The Fratellis

A Medicine Mistake

After a five-year studio hiatus The Fratellis have returned with a new album and Daniel White catches up with unvexed bassist Barry Wallace to find out what’s new.

At the peak of their success The Fratellis were riding high on the triumph of their UK number two album Costello Music while hit single Chelsea Dagger permeated football stadiums throughout the country.

At this moment in time the group were touring around England and Barry Wallace, the band bassist, clearly remembers a crowning moment amid the chaos.


“One day I was sitting on the beach and everything was just perfectly good at that moment,” he explained in his distinctive Glaswegian accent. “It was a nice sunny day and the band were doing well so that’s probably my favourite Brighton memory.”
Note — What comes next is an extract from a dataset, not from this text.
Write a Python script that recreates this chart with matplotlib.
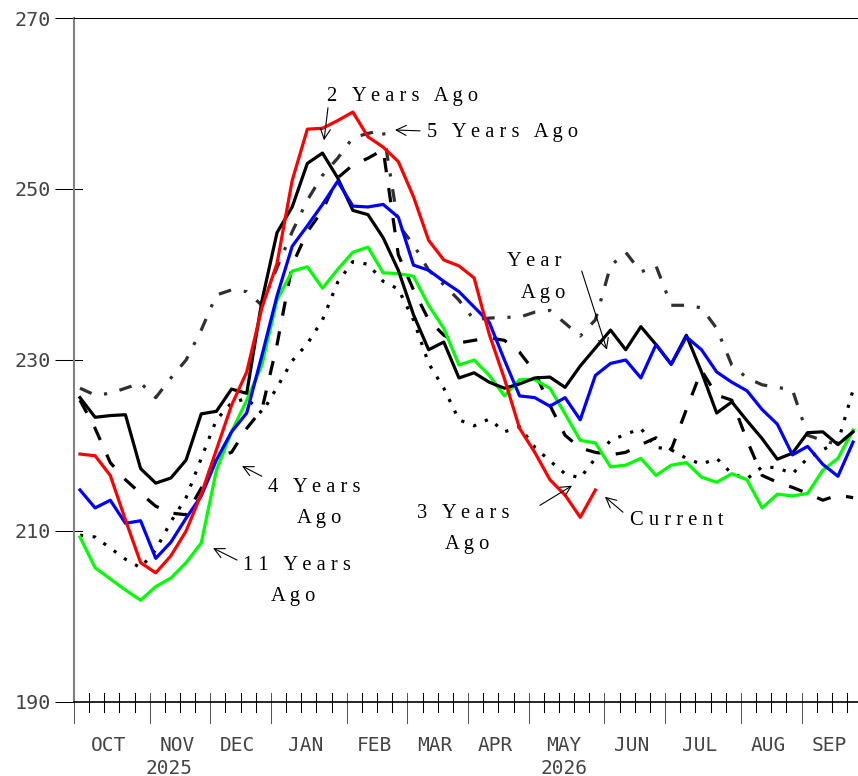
import numpy as np
import matplotlib
matplotlib.use('Agg')
import matplotlib.pyplot as plt

# month layout of the marketing year (weeks per month)
months = ['OCT', 'NOV', 'DEC', 'JAN', 'FEB', 'MAR', 'APR', 'MAY', 'JUN', 'JUL', 'AUG', 'SEP']
month_weeks = [5, 4, 4, 5, 4, 4, 4, 5, 4, 5, 4, 4]
years = ['2025', '2026']
year_pos = [6.3, 32.3]
yticks = [190, 210, 230, 250, 270]

# weekly values
current = [219.0, 218.8, 216.5, 211.3, 206.3, 205.1, 207.1, 210.0, 214.3, 219.5,
           224.7, 228.6, 236.1, 241.3, 251.0, 257.0, 257.1, 258.0, 259.0, 256.1,
           254.9, 253.2, 249.1, 244.0, 241.7, 241.0, 239.6, 233.0, 227.8, 222.0,
           219.2, 216.0, 214.2, 211.6, 214.8]
year_ago = [214.8, 212.7, 213.6, 210.9, 211.2, 206.8, 208.7, 211.5, 214.1, 218.3,
            221.6, 223.8, 230.5, 237.5, 243.3, 245.7, 248.2, 250.9, 248.0, 247.9,
            248.2, 246.7, 241.1, 240.5, 239.2, 238.0, 236.2, 234.4, 230.0, 225.8,
            225.6, 224.6, 225.6, 223.0, 228.2, 229.6, 230.0, 227.9, 231.8, 229.5,
            232.7, 231.2, 228.6, 227.4, 226.4, 224.2, 222.5, 218.9, 219.9, 217.8,
            216.4, 220.4]
two_years = [225.6, 223.3, 223.5, 223.6, 217.3, 215.6, 216.2, 218.3, 223.7, 224.0,
             226.6, 226.1, 236.9, 244.9, 247.9, 253.0, 254.2, 251.3, 247.5, 247.0,
             244.3, 240.5, 235.3, 231.2, 232.1, 227.9, 228.5, 227.4, 226.7, 227.2,
             227.9, 228.0, 226.8, 229.3, 231.4, 233.5, 231.2, 233.9, 231.8, 229.5,
             232.9, 228.6, 223.8, 225.1, 222.9, 220.8, 218.4, 219.1, 221.5, 221.6,
             220.1, 221.6]
three_years = [209.5, 209.3, 208.0, 206.7, 205.7, 207.8, 211.1, 213.9, 218.5, 223.0,
               225.0, 225.5, 223.8, 226.8, 229.9, 231.9, 234.7, 239.1, 241.5, 241.2,
               239.2, 238.3, 234.7, 229.6, 226.7, 223.0, 222.3, 223.1, 221.6, 222.2,
               219.8, 218.2, 216.7, 216.2, 218.5, 220.6, 221.3, 222.0, 219.8, 219.5,
               218.5, 217.8, 218.5, 216.7, 216.1, 217.5, 217.4, 216.7, 218.5, 219.5,
               220.4, 226.5]
four_years = [225.3, 222.0, 218.0, 216.0, 214.4, 212.9, 212.1, 211.9, 215.0, 218.7,
              219.2, 222.0, 224.2, 231.8, 241.1, 245.0, 247.5, 251.3, 252.8, 253.6,
              254.6, 242.3, 238.2, 234.7, 232.9, 232.0, 232.3, 232.6, 232.3, 230.9,
              228.6, 224.7, 221.2, 219.7, 219.2, 218.9, 219.2, 220.1, 220.9, 219.5,
              224.2, 228.8, 225.9, 225.3, 220.6, 216.5, 215.7, 215.1, 214.4, 213.6,
              214.2, 213.9]
five_years = [226.7, 225.9, 226.1, 226.7, 227.3, 225.6, 227.9, 230.0, 233.5, 237.6,
              238.2, 238.0, 236.4, 240.8, 245.0, 248.7, 251.6, 253.6, 256.0, 256.5,
              256.9, 245.8, 243.5, 240.5, 238.8, 237.0, 234.7, 234.9, 235.0, 235.0,
              235.6, 235.8, 234.3, 232.8, 234.7, 241.0, 242.6, 240.3, 241.0, 236.4,
              236.4, 236.1, 233.7, 229.4, 227.9, 227.1, 226.8, 226.5, 221.2, 220.6,
              220.1, 221.6]
eleven_years = [209.3, 205.7, 204.4, 203.1, 201.9, 203.5, 204.5, 206.3, 208.6, 217.1,
                221.6, 225.3, 229.4, 237.0, 240.4, 240.9, 238.4, 240.6, 242.6, 243.2,
                240.2, 240.1, 239.8, 236.4, 233.7, 229.4, 230.0, 228.2, 225.8, 227.7,
                227.7, 226.7, 223.7, 220.6, 220.3, 217.5, 217.7, 218.5, 216.5, 217.7,
                218.0, 216.3, 215.7, 216.7, 216.0, 212.7, 214.3, 214.1, 214.4, 217.1,
                218.5, 221.8]

n_weeks = sum(month_weeks)
wk = np.arange(52) + 0.4

fig = plt.figure(figsize=(8.58, 7.76), dpi=100)
ax = fig.add_axes([73.9 / 858, 74 / 776, 788.3 / 858, 684 / 776])
ax.set_xlim(0, n_weeks)
ax.set_ylim(190, 270)

lw = 2.3
ax.plot(wk[:len(three_years)], three_years, color='black', lw=lw, ls=(0, (1, 3)))
ax.plot(wk[:len(four_years)], four_years, color='black', lw=lw, ls=(0, (4.5, 5)))
ax.plot(wk[:len(five_years)], five_years, color='#303030', lw=lw, ls=(0, (4, 4, 1, 4)))
ax.plot(wk[:len(eleven_years)], eleven_years, color='#00ff00', lw=lw)
ax.plot(wk[:len(two_years)], two_years, color='black', lw=lw)
ax.plot(wk[:len(year_ago)], year_ago, color='#0000ff', lw=lw)
ax.plot(wk[:len(current)], current, color='#ff0000', lw=lw)

# axes frame
ax.spines['right'].set_visible(False)
ax.spines['left'].set_color('#808080')
ax.spines['left'].set_linewidth(1.5)
ax.spines['top'].set_linewidth(0.75)
ax.spines['bottom'].set_linewidth(1.2)

ax.set_yticks(yticks)
ax.set_yticklabels([str(v) for v in yticks])
ax.tick_params(axis='y', direction='out', length=13.7, width=0.75, pad=2.9,
               labelsize=14.5, labelcolor='#444444')
for lbl in ax.get_yticklabels():
    lbl.set_fontfamily('DejaVu Sans Mono')
ytr = ax.get_yaxis_transform()
for v in yticks[1:-1]:
    ax.plot([0, 8 / 788.3], [v, v], transform=ytr, color='black', lw=0.75)

# weekly ticks, longer at month boundaries
ax.set_xticks([])
xtr = ax.get_xaxis_transform()
bounds = np.concatenate([[0], np.cumsum(month_weeks)])
for w in range(n_weeks + 1):
    if w in bounds:
        ax.plot([w, w], [9 / 684, -21 / 684], transform=xtr, color='#555555',
                lw=0.75, clip_on=False)
    else:
        ax.plot([w, w], [9 / 684, -10 / 684], transform=xtr, color='black',
                lw=0.75, clip_on=False)

mids = (bounds[:-1] + bounds[1:]) / 2.0
for name, m in zip(months, mids):
    ax.text(m - 0.2, -0.0629, name, transform=xtr, ha='center', va='center',
            fontfamily='DejaVu Sans Mono', fontsize=14, color='#444444')
for yr, p in zip(years, year_pos):
    ax.text(p, -0.0965, yr, transform=xtr, ha='center', va='center',
            fontfamily='DejaVu Sans Mono', fontsize=14, color='#444444')


def spread(s):
    return ' '.join(s)


def label(x, y, s):
    ax.text(x, y, spread(s), ha='left', va='center', fontfamily='Liberation Serif',
            fontsize=14.8, color='black')


def arrow(tail, head):
    ax.annotate('', xy=head, xytext=tail,
                arrowprops=dict(arrowstyle='->', lw=0.8, color='black',
                                shrinkA=0, shrinkB=0, mutation_scale=18))


label(16.7, 260.8, '2 Years Ago')
arrow((16.76, 259.5), (16.5, 255.7))
label(23.3, 256.6, '5 Years Ago')
arrow((22.83, 256.8), (21.18, 256.9))
label(28.57, 241.5, 'Year')
label(29.5, 237.8, 'Ago')
arrow((33.5, 240.4), (35.16, 231.2))
label(12.8, 215.1, '4 Years')
label(14.7, 211.5, 'Ago')
arrow((12.4, 216.4), (11.09, 217.6))
label(11.15, 206.0, '11 Years')
label(13.0, 202.3, 'Ago')
arrow((10.76, 206.6), (9.18, 208.0))
label(22.63, 212.1, '3 Years')
label(24.48, 208.4, 'Ago')
arrow((30.74, 213.0), (32.86, 215.3))
label(36.68, 211.2, 'Current')
arrow((36.22, 212.2), (35.03, 214.0))

fig.savefig('out.png', dpi=100)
The Fratellis leapt into the public eye in 2007, scooping the BRIT Award for Best British Breakthrough Act for Costello Music, and took the music industry by storm, dominating indie-rock festivals around the country with their infectious choruses and youthful glee.

“It was exciting, it was scary, it was exhausting, probably every emotion you could think of happened at some point in those years because your life changes in a big way,” Barry described as he pin-points the bedlam in his memory. “You spend years growing up in a band, dreaming about what it would be like if you made it and then it happens and it all sort of whizzes by you.“

However, two years on and the band had split up following the release of their less-than-successful second album Here We Stand which, despite peaking at number five in the UK charts, was heavily criticised by fans and the media alike.

Barry, though, was characteristically unfazed by the break down of one of the naughties most influential floor-fillers when I asked why they split.

He said: “The same reason, I guess, that most bands split up. If you work together with people, travel with them, you’re going to get on each other’s nerves once in a while, so everybody needs a break.”

The trio stayed firmly out of one another’s lives during their sabbatical from the music industry and Barry feels it is paying dividends now.

“We sent the odd Christmas card but that was about it,” he explained, unperturbed by the potency of his words. “It’s probably a good way to way spend your time away, if we hadn’t of had that complete break for a couple of year then maybe we wouldn’t have got back together now.”

The band is back though and, following a series of tours in 2012 to, as Barry describes it, “dip our toe in the water again just to see if the foundation’s still there,” the band released their third studio album in October, including its second single, She’s Not Gone Yet But She’s Leaving, which was released in February.

“It’s pretty much the same old s**t really,” he described with minimal enthusiasm. “We’re the same guys, same band, same songwriters, same musicians, it was never the idea to just recreate what we’ve done in the past because that wouldn’t be much fun for anybody, most of all us.“

Despite a five year break from the band, the album offers little in the way of originality and, while it sticks to the repetitive nature of Costello Music, it offers less in the way of catchy choruses and cheeky witticisms than their debut album.

Whilst The Fratellis are trying to restore their former energy in We Need Medicine, they haven’t quite found the right mix yet and, when band member Barry sounds as uninterested in the album as the rest of us, it leaves me wondering why we should be bothered either.